OBJECTIVE: Go through the listing below and gather every line with the word "React".

#####

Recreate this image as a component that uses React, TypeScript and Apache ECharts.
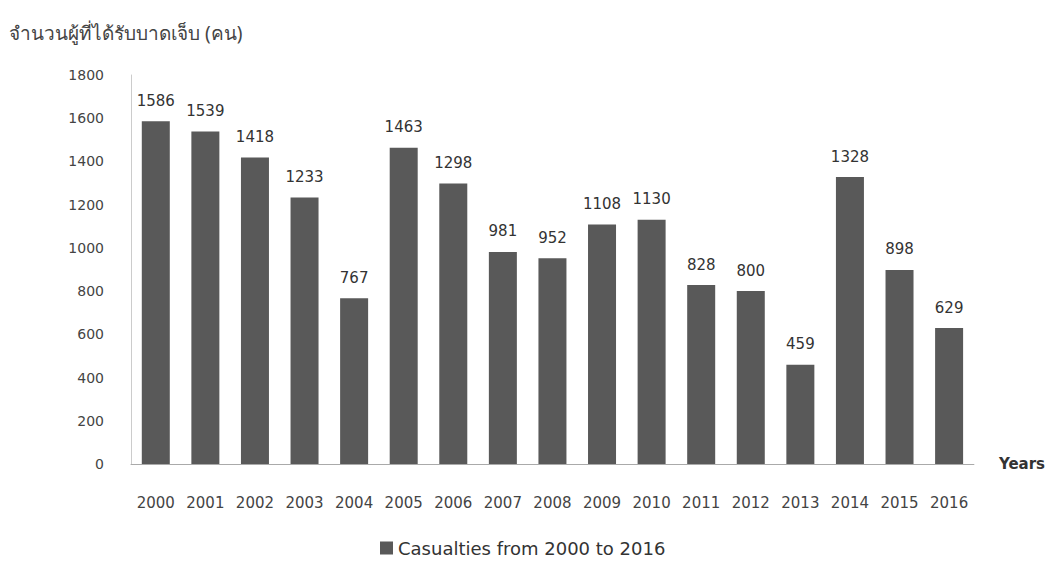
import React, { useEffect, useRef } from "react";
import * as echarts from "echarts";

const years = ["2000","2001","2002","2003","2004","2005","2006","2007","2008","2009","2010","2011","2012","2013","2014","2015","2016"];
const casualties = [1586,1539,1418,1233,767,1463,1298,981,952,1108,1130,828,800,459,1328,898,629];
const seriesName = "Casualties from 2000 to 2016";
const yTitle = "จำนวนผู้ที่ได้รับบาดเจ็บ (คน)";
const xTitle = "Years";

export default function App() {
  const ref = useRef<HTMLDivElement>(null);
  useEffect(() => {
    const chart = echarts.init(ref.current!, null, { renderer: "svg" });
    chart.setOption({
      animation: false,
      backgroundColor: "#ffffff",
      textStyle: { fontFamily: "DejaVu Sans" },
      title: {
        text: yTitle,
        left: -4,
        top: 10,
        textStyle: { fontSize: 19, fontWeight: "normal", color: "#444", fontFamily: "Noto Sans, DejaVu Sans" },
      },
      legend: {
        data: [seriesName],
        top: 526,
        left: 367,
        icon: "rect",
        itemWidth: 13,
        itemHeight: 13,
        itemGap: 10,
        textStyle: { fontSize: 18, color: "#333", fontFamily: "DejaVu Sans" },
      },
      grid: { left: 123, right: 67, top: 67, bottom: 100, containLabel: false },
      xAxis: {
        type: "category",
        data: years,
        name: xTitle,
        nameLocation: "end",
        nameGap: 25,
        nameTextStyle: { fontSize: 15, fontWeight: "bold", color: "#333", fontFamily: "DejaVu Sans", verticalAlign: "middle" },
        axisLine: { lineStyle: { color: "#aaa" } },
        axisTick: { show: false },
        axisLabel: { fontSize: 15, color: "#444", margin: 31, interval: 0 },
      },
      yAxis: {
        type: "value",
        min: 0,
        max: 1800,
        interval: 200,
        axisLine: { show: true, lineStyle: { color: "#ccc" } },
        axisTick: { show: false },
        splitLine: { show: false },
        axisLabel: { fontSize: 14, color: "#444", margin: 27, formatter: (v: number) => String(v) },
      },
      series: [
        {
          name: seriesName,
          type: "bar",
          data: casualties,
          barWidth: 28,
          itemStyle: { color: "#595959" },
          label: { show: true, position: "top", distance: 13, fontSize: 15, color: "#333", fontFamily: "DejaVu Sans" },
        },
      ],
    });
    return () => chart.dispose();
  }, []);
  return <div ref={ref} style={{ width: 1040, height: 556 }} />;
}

#####

EXERCISE RESPONSE:
Recreate this image as a component that uses React, TypeScript and Apache ECharts.
import React, { useEffect, useRef } from "react";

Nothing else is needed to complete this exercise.